Vasilevskiy entered the weekend leading the league in wins (16) while carrying a 2.23 goals-against average. With a .932 save percentage. he's second in the league among goalies who have played at least 10 games.
"I don't if there's anything we've learned, it's just that it's been validated," coach Jon Cooper said when the Lightning was in town last week. "Can Vasilevskiy be a No. 1 in this league? We've always thought that. Now this is the year. Let's see what he can do and he's proven he can do it. It's really validation for [general manager] Steve Yzerman and our scouts."
Around the boards
* Scoring is up 12.4 percent this year, cracking six goals per game and reaching the highest level since the 2005 lockout. Entering the weekend, there had been 16 games of 7-plus goals by a team and 23 hat tricks, the most since 1997. The slashing crackdown is a key element, creating more power plays and more man-advantage goals.
So when does that memo about scoring more and, in particular, converting on more power plays reach Buffalo? Must have gotten lost in the mail.
* The heat is really up in Philadelphia, where fans were chanting "Fi-re, Hak-stol" as coach Dave Hakstol's team finished November on an ugly 0-4-5 run that included six one-goal losses, four on overtime goals.
GM Ron Hextall has continuously supported Hakstol but things get no easier in December. After Saturday's home matinee against Boston, the Flyers head West for games in Calgary, Edmonton and Vancouver before returning home to host Toronto on Dec. 12. The Sabres are in Philly on Dec. 14.

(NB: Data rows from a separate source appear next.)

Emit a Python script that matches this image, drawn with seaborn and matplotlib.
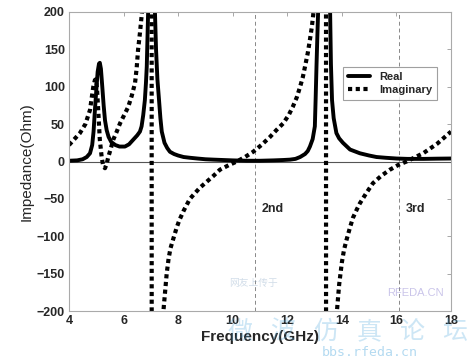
import numpy as np
import pandas as pd
import matplotlib
matplotlib.use("Agg")
import matplotlib.pyplot as plt
import seaborn as sns

# ---- data ----
real_freq = [4.0, 4.3, 4.5, 4.65, 4.77, 4.85, 4.9, 4.95, 5.0, 5.05, 5.1, 5.13, 5.17, 5.22,
             5.27, 5.32, 5.38, 5.45, 5.55, 5.7, 5.85, 6.05, 6.2, 6.35, 6.5, 6.6, 6.66, 6.72,
             6.78, 6.82, 6.85, 6.9, 6.97, 7.03, 7.09, 7.15, 7.19, 7.24, 7.3, 7.35, 7.4, 7.5,
             7.6, 7.7, 7.85, 8.0, 8.2, 8.43, 8.7, 9.0, 9.3, 9.64, 10.0, 10.5, 11.0, 11.5,
             11.85, 12.1, 12.3, 12.47, 12.65, 12.75, 12.83, 12.93, 13.01, 13.04, 13.07, 13.1,
             13.13, 13.2, 13.3, 13.38, 13.46, 13.53, 13.57, 13.6, 13.64, 13.7, 13.8, 13.9,
             14.04, 14.3, 14.66, 15.0, 15.27, 15.6, 16.0, 16.4, 17.0, 17.5, 18.0]
real_vals = [1, 1.5, 3, 6, 11, 22, 40, 69, 95, 120, 131, 132, 124, 100,
             75, 55, 42, 33, 26, 22, 20, 20, 23, 29, 35, 40, 47, 62,
             82, 105, 127, 200, 400, 500, 400, 200, 150, 110, 82, 58, 40, 25,
             18, 13, 10, 8, 6, 5, 4, 3, 2.5, 2, 1.5, 1, 1, 1.5,
             2, 2.5, 3.5, 6, 10, 14, 20, 30, 47, 85, 127, 165,
             200, 450, 700, 800, 700, 450, 200, 130, 82, 58, 38, 31,
             25, 16, 11, 8, 6, 5, 4, 3.5, 3.5, 3.8, 4]

imag_freq = [4.0, 4.2, 4.4, 4.6, 4.77, 4.89, 4.95, 4.99, 5.03, 5.07, 5.13, 5.2, 5.26,
             5.32, 5.38, 5.44, 5.53, 5.62, 5.75, 5.87, 6.02, 6.17, 6.3, 6.42, 6.48, 6.53,
             6.6, 6.67, 6.75, 6.85, 6.95, 7.02, 7.04, 7.1, 7.25, 7.38, 7.46, 7.52, 7.58,
             7.65, 7.72, 7.85, 7.95, 8.05, 8.2, 8.43, 8.6, 8.8, 9.05, 9.3, 9.53, 9.85,
             10.15, 10.45, 10.75, 11.05, 11.37, 11.6, 11.85, 12.05, 12.2, 12.35, 12.47,
             12.57, 12.65, 12.75, 12.83, 12.9, 12.95, 13.02, 13.15, 13.3, 13.41, 13.43,
             13.55, 13.7, 13.82, 13.9, 14.0, 14.08, 14.17, 14.3, 14.41, 14.55, 14.66, 14.9,
             15.14, 15.45, 15.76, 16.05, 16.37, 16.7, 16.98, 17.5, 18.0]
imag_vals = [22, 30, 38, 50, 69, 100, 109, 110, 95, 69, 29, 5, -7,
             -9, -3, 6, 17, 29, 40, 51, 62, 73, 88, 105, 125, 149,
             172, 198, 250, 350, 800, 3000, -3000, -1000, -450, -270, -200, -175, -150,
             -130, -116, -100, -88, -78, -66, -50, -43, -35, -27, -19, -11, -5,
             0, 6, 13, 22, 33, 42, 51, 62, 73, 86, 100,
             113, 127, 145, 163, 180, 196, 230, 320, 700, 3000, -3000,
             -700, -300, -200, -165, -135, -118, -105, -88, -75, -64, -56, -42,
             -29, -19, -11, -5, 0, 6, 11, 24, 40]

x_ticks = [4, 6, 8, 10, 12, 14, 16, 18]
y_ticks = [-200, -150, -100, -50, 0, 50, 100, 150, 200]
harmonic_x = [10.8, 16.1]
harmonic_labels = ["2nd", "3rd"]

df = pd.concat([
    pd.DataFrame({"Frequency": real_freq, "Impedance": real_vals, "Part": "Real"}),
    pd.DataFrame({"Frequency": imag_freq, "Impedance": imag_vals, "Part": "Imaginary"}),
], ignore_index=True)

sns.set_style("white")
plt.rcParams["font.family"] = ["Liberation Sans", "Noto Sans CJK SC", "DejaVu Sans"]

fig = plt.figure(figsize=(4.7, 3.62), dpi=100)
ax = fig.add_axes([69/470, 1-311/362, (451-69)/470, (311-12)/362])

sns.lineplot(data=df[df.Part == "Real"], x="Frequency", y="Impedance", ax=ax,
             color="black", linewidth=2.8, label="Real", sort=False, estimator=None)
sns.lineplot(data=df[df.Part == "Imaginary"], x="Frequency", y="Impedance", ax=ax,
             color="black", linewidth=3.0, label="Imaginary", sort=False, estimator=None,
             linestyle=(0, (1, 0.85)))
for l in ax.get_lines():
    l.set_dash_capstyle("butt")
    l.set_solid_joinstyle("round")

ax.axhline(0, color="#555555", linewidth=0.8, zorder=1)
for hx, lab in zip(harmonic_x, harmonic_labels):
    ax.axvline(hx, color="#888888", linewidth=0.7, linestyle=(0, (4, 3)), zorder=1)
    ax.text(hx + 0.25, -64, lab, fontsize=9, fontweight="bold", va="center", ha="left")

ax.set_xlim(4, 18)
ax.set_ylim(-200, 200)
ax.set_xticks(x_ticks)
ax.set_yticks(y_ticks)
ax.tick_params(direction="in", top=True, right=True, length=3, width=0.6,
               color="#999999", labelsize=9, pad=3)
for t in ax.get_xticklabels() + ax.get_yticklabels():
    t.set_fontweight("bold")
for s in ax.spines.values():
    s.set_color("#aaaaaa")
    s.set_linewidth(0.8)

ax.set_xlabel("Frequency(GHz)", fontsize=11, fontweight="bold", labelpad=2)
ax.set_ylabel("Impedance(Ohm)", fontsize=11, labelpad=2)

leg = ax.legend(loc="upper right", bbox_to_anchor=(0.979, 0.836), fontsize=8,
                frameon=True, fancybox=False, handlelength=2.0, borderpad=0.45,
                labelspacing=0.3, handletextpad=0.8)
leg.get_frame().set_edgecolor("#888888")
leg.get_frame().set_linewidth(0.8)
for t in leg.get_texts():
    t.set_fontweight("bold")

# faint watermark
wm = "#5aaee0"
fig.text(254/470, 1-283/362, "网友上传于", fontsize=7, color="#7f9fc0", alpha=0.35,
         ha="center", va="center", family=["Noto Sans CJK SC"])
fig.text(415/470, 1-293/362, "RFEDA.CN", fontsize=8, color="#8a7fd0", alpha=0.45,
         ha="center", va="center")
for i, ch in enumerate("微波仿真论坛"):
    fig.text((240 + i * 43)/470, 1-332/362, ch, fontsize=18, color=wm, alpha=0.3,
             ha="center", va="center", family=["Noto Sans CJK SC"])
fig.text(370/470, 1-353/362, "bbs.rfeda.cn", fontsize=9.5, color=wm, alpha=0.45,
         ha="center", va="center", family=["DejaVu Sans Mono"])

fig.savefig("out.png", dpi=100)
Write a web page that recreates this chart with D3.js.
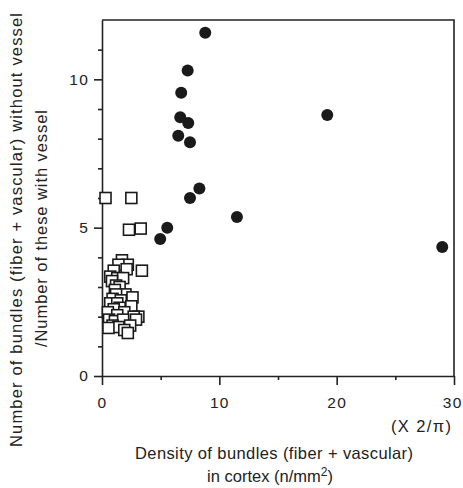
<!DOCTYPE html>
<html>
<head>
<meta charset="utf-8">
<script src="https://cdn.jsdelivr.net/npm/d3@7/dist/d3.min.js"></script>
<style>
  body { margin: 0; background: #fff; }
  svg text { font-family: "Liberation Sans", Arial, Helvetica, sans-serif; fill: #222; }
  .axis path, .axis line { stroke: #222; stroke-width: 1.6px; }
  .axis text { font-size: 15.5px; letter-spacing: 1.2px; }
  .title { font-size: 16.5px; }
</style>
</head>
<body>
<div id="vis"></div>
<script>
// Bundles with vessel-free ratio: filled circles (density, ratio)
var circleData = [
    [8.8, 11.57], [7.3, 10.3], [6.75, 9.55], [6.67, 8.72], [7.35, 8.53],
    [6.5, 8.1], [7.5, 7.88], [8.3, 6.32], [7.5, 6.0], [5.56, 5.0],
    [4.96, 4.62], [11.5, 5.36], [19.2, 8.8], [29.0, 4.35]
];

// Open squares (density, ratio)
var squareData = [
    [0.3, 6.0], [2.5, 6.0], [2.3, 4.93], [3.3, 4.97],
    [1.7, 3.9], [2.2, 3.75], [1.4, 3.75], [2.1, 3.6], [3.4, 3.55], [1.0, 3.55],
    [0.7, 3.35], [1.3, 3.3], [1.8, 3.3], [0.85, 3.2], [1.2, 3.05], [1.5, 3.0],
    [1.1, 2.9], [2.0, 2.75], [1.2, 2.75], [2.6, 2.65], [0.9, 2.6], [1.6, 2.55],
    [0.7, 2.45], [1.3, 2.45], [2.5, 2.35], [1.5, 2.3], [1.0, 2.25], [0.5, 2.15],
    [1.9, 2.15], [1.3, 2.05], [3.1, 2.0], [2.7, 2.0], [0.6, 1.9], [1.1, 1.85],
    [1.8, 1.9], [2.9, 1.9], [0.9, 1.7], [2.4, 1.7], [1.4, 1.65], [0.55, 1.62],
    [1.9, 1.55], [2.2, 1.45]
];

// Tick values
var xMajorTicks = [0, 10, 20, 30];
var xMinorTicks = [5, 15, 25];
var yMajorTicks = [0, 5, 10];
var yMinorTicks = [1, 2, 3, 4, 6, 7, 8, 9, 11];

var margin = { left: 102, top: 20, right: 9, bottom: 112 };
var width = 463;
var height = 488;
var drawWidth = width - margin.left - margin.right;
var drawHeight = height - margin.top - margin.bottom;

var svg = d3.select('#vis')
    .append('svg')
    .attr('width', width)
    .attr('height', height);

var g = svg.append('g')
    .attr('transform', 'translate(' + margin.left + ',' + margin.top + ')');

var xScale = d3.scaleLinear().domain([0, 30]).range([0, drawWidth]);
var yScale = d3.scaleLinear().domain([0, 12]).range([drawHeight, 0]);

// frame (top and right)
g.append('path')
    .attr('d', 'M0,0H' + xScale(30) + 'V' + yScale(0))
    .attr('fill', 'none')
    .attr('stroke', '#222')
    .attr('stroke-width', 1.6);

// minor ticks
g.append('g').attr('class', 'axis')
    .attr('transform', 'translate(0,' + drawHeight + ')')
    .call(d3.axisBottom(xScale).tickValues(xMinorTicks).tickSize(4).tickSizeOuter(0).tickFormat(''))
    .select('.domain').remove();
g.append('g').attr('class', 'axis')
    .call(d3.axisLeft(yScale).tickValues(yMinorTicks).tickSize(4).tickSizeOuter(0).tickFormat(''))
    .select('.domain').remove();

// major axes
var xAxisG = g.append('g').attr('class', 'axis')
    .attr('transform', 'translate(0,' + drawHeight + ')')
    .call(d3.axisBottom(xScale).tickValues(xMajorTicks).tickSize(9).tickPadding(12).tickSizeOuter(0));
// last label sits against the right edge
xAxisG.selectAll('.tick text')
    .filter(function(d) { return d == 30; })
    .attr('text-anchor', 'end')
    .attr('dx', 8);

g.append('g').attr('class', 'axis')
    .call(d3.axisLeft(yScale).tickValues(yMajorTicks).tickSize(8).tickPadding(5).tickSizeOuter(0));

// squares
var side = 11;
g.selectAll('rect.sq').data(squareData).enter().append('rect')
    .attr('class', 'sq')
    .attr('x', function(d) { return xScale(d[0]) - side / 2; })
    .attr('y', function(d) { return yScale(d[1]) - side / 2; })
    .attr('width', side)
    .attr('height', side)
    .attr('fill', '#fff')
    .attr('stroke', '#1a1a1a')
    .attr('stroke-width', 1.6);

// circles
g.selectAll('circle').data(circleData).enter().append('circle')
    .attr('cx', function(d) { return xScale(d[0]); })
    .attr('cy', function(d) { return yScale(d[1]); })
    .attr('r', 6)
    .attr('fill', '#1a1a1a');

// x titles
svg.append('text').attr('class', 'title')
    .attr('x', 391).attr('y', 432)
    .attr('textLength', 60).attr('lengthAdjust', 'spacing')
    .text('(X 2/\u03c0)');
svg.append('text').attr('class', 'title')
    .attr('x', 135).attr('y', 459)
    .attr('textLength', 278).attr('lengthAdjust', 'spacing')
    .text('Density of bundles (fiber + vascular)');
var t2 = svg.append('text').attr('class', 'title')
    .attr('x', 270).attr('y', 482)
    .attr('text-anchor', 'middle');
t2.append('tspan').text('in cortex (n/mm');
t2.append('tspan').attr('dy', -6).attr('font-size', '12px').text('2');
t2.append('tspan').attr('dy', 6).text(')');

// y titles
svg.append('text').attr('class', 'title')
    .attr('transform', 'translate(22,447) rotate(-90)')
    .attr('textLength', 434).attr('lengthAdjust', 'spacing')
    .text('Number of bundles (fiber + vascular) without vessel');
svg.append('text').attr('class', 'title')
    .attr('transform', 'translate(47,347) rotate(-90)')
    .attr('textLength', 237).attr('lengthAdjust', 'spacing')
    .text('/Number of these with vessel');
</script>
</body>
</html>
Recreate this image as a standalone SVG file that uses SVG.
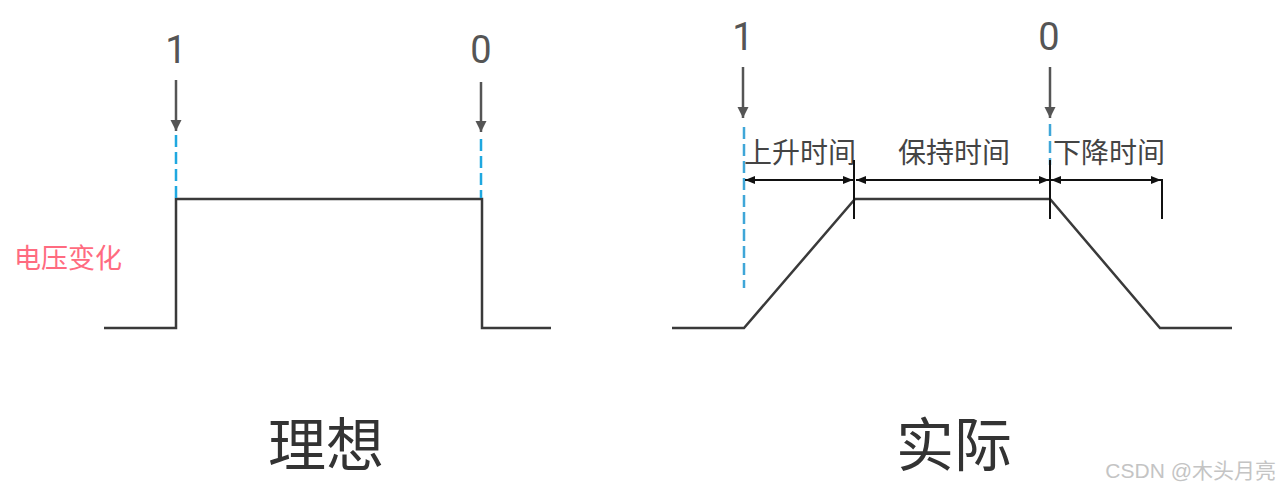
<svg xmlns="http://www.w3.org/2000/svg" width="1280" height="496" viewBox="0 0 1280 496">
<defs>
<style>
.wave{fill:none;stroke:#3a3a3a;stroke-width:2.5;stroke-linejoin:miter}
.arr{stroke:#555;stroke-width:2.5;fill:none}
.dash{stroke:#1fa8e0;stroke-width:2.5;stroke-dasharray:12 5;fill:none}
.dim{stroke:#111;stroke-width:2;fill:none}
.num{font-family:Roboto,"Liberation Sans",sans-serif;font-size:38px;fill:#555;text-anchor:middle}
.lbl{font-family:"Noto Sans CJK SC",sans-serif;font-size:28px;fill:#444;text-anchor:middle}
.title{font-family:"Noto Sans CJK SC",sans-serif;font-size:58px;fill:#333;text-anchor:middle}
</style>
<marker id="ah" viewBox="0 0 10 10" refX="10" refY="5" markerWidth="11" markerHeight="13" markerUnits="userSpaceOnUse" orient="auto"><path d="M0,0 L10,5 L0,10 z" fill="#555"/></marker>
<marker id="da" viewBox="0 0 10 10" refX="10" refY="5" markerWidth="10" markerHeight="10" markerUnits="userSpaceOnUse" orient="auto-start-reverse"><path d="M0,1 L10,5 L0,9 z" fill="#111"/></marker>
</defs>
<rect width="1280" height="496" fill="#fff"/>

<g id="ideal">
<polyline class="wave" points="104,328 176,328 176,199 482,199 482,328 551,328"/>
<text class="num" x="176" y="63">1</text>
<text class="num" x="481" y="63">0</text>
<text x="68" y="268" font-family="'Noto Sans CJK SC',sans-serif" font-size="27" fill="#ff6b80" text-anchor="middle">电压变化</text>
<text class="title" x="326" y="466">理想</text>
</g>

<g id="actual">
<polyline class="wave" points="672,328 744,328 855,199 1050,199 1160,328 1232,328"/>
<text class="num" x="743" y="50">1</text>
<text class="num" x="1049" y="50">0</text>
<text class="lbl" x="800" y="163">上升时间</text>
<text class="lbl" x="954" y="163">保持时间</text>
<text class="lbl" x="1109" y="163">下降时间</text>
<text class="title" x="954" y="466">实际</text>
</g>

<g id="connectors">
<line class="arr" x1="176" y1="80" x2="176" y2="131" marker-end="url(#ah)"/>
<line class="arr" x1="481" y1="82" x2="481" y2="132" marker-end="url(#ah)"/>
<line class="dash" x1="176" y1="135" x2="176" y2="198"/>
<line class="dash" x1="481" y1="139" x2="481" y2="198"/>
<line class="arr" x1="743" y1="67" x2="743" y2="118" marker-end="url(#ah)"/>
<line class="arr" x1="1050" y1="67" x2="1050" y2="118" marker-end="url(#ah)"/>
<line class="dash" x1="744" y1="127" x2="744" y2="288" style="stroke:#3fa6d8"/>
<line class="dash" x1="1050" y1="124" x2="1050" y2="165" style="stroke:#3fa6d8"/>
<line class="dim" x1="854" y1="160" x2="854" y2="219"/>
<line class="dim" x1="1050" y1="160" x2="1050" y2="219"/>
<line class="dim" x1="1162" y1="179" x2="1162" y2="219"/>
<line class="dim" x1="745" y1="180" x2="853" y2="180" marker-start="url(#da)" marker-end="url(#da)"/>
<line class="dim" x1="856" y1="180" x2="1049" y2="180" marker-start="url(#da)" marker-end="url(#da)"/>
<line class="dim" x1="1051" y1="180" x2="1161" y2="180" marker-start="url(#da)" marker-end="url(#da)"/>
</g>

<text x="1276" y="478" font-family="'Liberation Sans','Noto Sans CJK SC',sans-serif" font-size="21" fill="#c4c4c4" text-anchor="end">CSDN @木头月亮</text>
</svg>
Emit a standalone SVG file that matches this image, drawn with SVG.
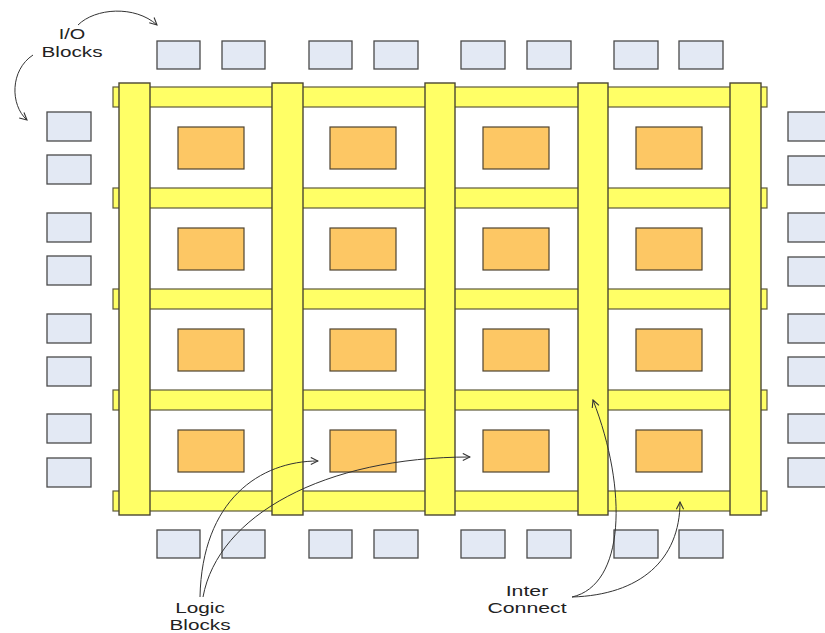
<svg xmlns="http://www.w3.org/2000/svg" width="825" height="633" viewBox="0 0 825 633">
<style>
.hb{fill:#ffff66;stroke:#5e5a3a;stroke-width:1.2}
.vb{fill:#ffff66;stroke:#4a4632;stroke-width:1.4}
.lb{fill:#fdc764;stroke:#4f4330;stroke-width:1.2}
.io{fill:#e3e9f4;stroke:#4a4a4a;stroke-width:1.3}
.lbl{font-family:"Liberation Sans",Arial,sans-serif;font-size:14px;fill:#222;text-anchor:middle}
.conn{fill:none;stroke:#333;stroke-width:1;marker-end:url(#ah)}
</style>
<defs>
<marker id="ah" viewBox="0 0 10 10" refX="9" refY="5" markerWidth="9" markerHeight="9" markerUnits="userSpaceOnUse" orient="auto">
<polyline points="1,1 9,5 1,9" fill="none" stroke="#333" stroke-width="1.2"/>
</marker>
</defs>
<rect width="825" height="633" fill="#fff"/>
<g id="interconnect">
<rect class="hb" x="113" y="87" width="654" height="20"/>
<rect class="hb" x="113" y="188" width="654" height="20"/>
<rect class="hb" x="113" y="289" width="654" height="20"/>
<rect class="hb" x="113" y="390" width="654" height="20"/>
<rect class="hb" x="113" y="491" width="654" height="20"/>
<rect class="vb" x="119" y="83" width="31" height="432"/>
<rect class="vb" x="272" y="83" width="31" height="432"/>
<rect class="vb" x="425" y="83" width="30" height="432"/>
<rect class="vb" x="578" y="83" width="30" height="432"/>
<rect class="vb" x="730" y="83" width="31" height="432"/>
</g>
<g id="logic-blocks">
<rect class="lb" x="178" y="127" width="66" height="42"/>
<rect class="lb" x="330" y="127" width="66" height="42"/>
<rect class="lb" x="483" y="127" width="66" height="42"/>
<rect class="lb" x="636" y="127" width="66" height="42"/>
<rect class="lb" x="178" y="228" width="66" height="42"/>
<rect class="lb" x="330" y="228" width="66" height="42"/>
<rect class="lb" x="483" y="228" width="66" height="42"/>
<rect class="lb" x="636" y="228" width="66" height="42"/>
<rect class="lb" x="178" y="329" width="66" height="42"/>
<rect class="lb" x="330" y="329" width="66" height="42"/>
<rect class="lb" x="483" y="329" width="66" height="42"/>
<rect class="lb" x="636" y="329" width="66" height="42"/>
<rect class="lb" x="178" y="430" width="66" height="42"/>
<rect class="lb" x="330" y="430" width="66" height="42"/>
<rect class="lb" x="483" y="430" width="66" height="42"/>
<rect class="lb" x="636" y="430" width="66" height="42"/>
</g>
<g id="io-top">
<rect class="io" x="157" y="41" width="43" height="28"/>
<rect class="io" x="222" y="41" width="43" height="28"/>
<rect class="io" x="309" y="41" width="43" height="28"/>
<rect class="io" x="374" y="41" width="44" height="28"/>
<rect class="io" x="461" y="41" width="44" height="28"/>
<rect class="io" x="527" y="41" width="44" height="28"/>
<rect class="io" x="614" y="41" width="44" height="28"/>
<rect class="io" x="679" y="41" width="44" height="28"/>
</g>
<g id="io-bottom">
<rect class="io" x="157" y="530" width="43" height="28"/>
<rect class="io" x="222" y="530" width="43" height="28"/>
<rect class="io" x="309" y="530" width="43" height="28"/>
<rect class="io" x="374" y="530" width="44" height="28"/>
<rect class="io" x="461" y="530" width="44" height="28"/>
<rect class="io" x="527" y="530" width="44" height="28"/>
<rect class="io" x="614" y="530" width="44" height="28"/>
<rect class="io" x="679" y="530" width="44" height="28"/>
</g>
<g id="io-left">
<rect class="io" x="47" y="112" width="44" height="29"/>
<rect class="io" x="47" y="155" width="44" height="29"/>
<rect class="io" x="47" y="213" width="44" height="29"/>
<rect class="io" x="47" y="256" width="44" height="29"/>
<rect class="io" x="47" y="314" width="44" height="29"/>
<rect class="io" x="47" y="357" width="44" height="29"/>
<rect class="io" x="47" y="414" width="44" height="29"/>
<rect class="io" x="47" y="458" width="44" height="29"/>
</g>
<g id="io-right">
<rect class="io" x="788" y="112" width="44" height="29"/>
<rect class="io" x="788" y="156" width="44" height="29"/>
<rect class="io" x="788" y="213" width="44" height="29"/>
<rect class="io" x="788" y="257" width="44" height="29"/>
<rect class="io" x="788" y="314" width="44" height="29"/>
<rect class="io" x="788" y="357" width="44" height="29"/>
<rect class="io" x="788" y="414" width="44" height="29"/>
<rect class="io" x="788" y="458" width="44" height="29"/>
</g>
<g id="connectors">
<path class="conn" d="M78,25 C95,8 135,5 157,25"/>
<path class="conn" d="M33,55 C10,70 10,105 27,120"/>
<path class="conn" d="M200,597 C202,500 260,461 318,461"/>
<path class="conn" d="M203,597 C218,515 325,457 470,457"/>
<path class="conn" d="M572,597 C625,585 628,490 593,400"/>
<path class="conn" d="M572,597 C640,595 680,560 680,502"/>
</g>
<g id="label-io">
<text class="lbl" transform="translate(72,39) scale(1.42,1)">I/O</text>
<text class="lbl" transform="translate(72,57) scale(1.48,1)">Blocks</text>
</g>
<g id="label-logic">
<text class="lbl" transform="translate(200,613) scale(1.48,1)">Logic</text>
<text class="lbl" transform="translate(200,630) scale(1.48,1)">Blocks</text>
</g>
<g id="label-interconnect">
<text class="lbl" transform="translate(527,596) scale(1.52,1)">Inter</text>
<text class="lbl" transform="translate(527,613) scale(1.52,1)">Connect</text>
</g>
</svg>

* Manitoba Moose forward Jack Roslovic was named AHL Player of the Month for November after collecting eight goals and 11 assists along with a plus-13 rating in 14 games. He was drafted 25th overall in 2015 with the pick sent by the Sabres to the Jets as part of the Evander Kane/Zach Bogosian trade.
Dylan Strome, taken third in that draft behind Connor McDavid and Jack Eichel, was named AHL Rookie of the Month after collecting 16 points in nine games for Tucson. He was called up by the Arizona Coyotes on Sunday.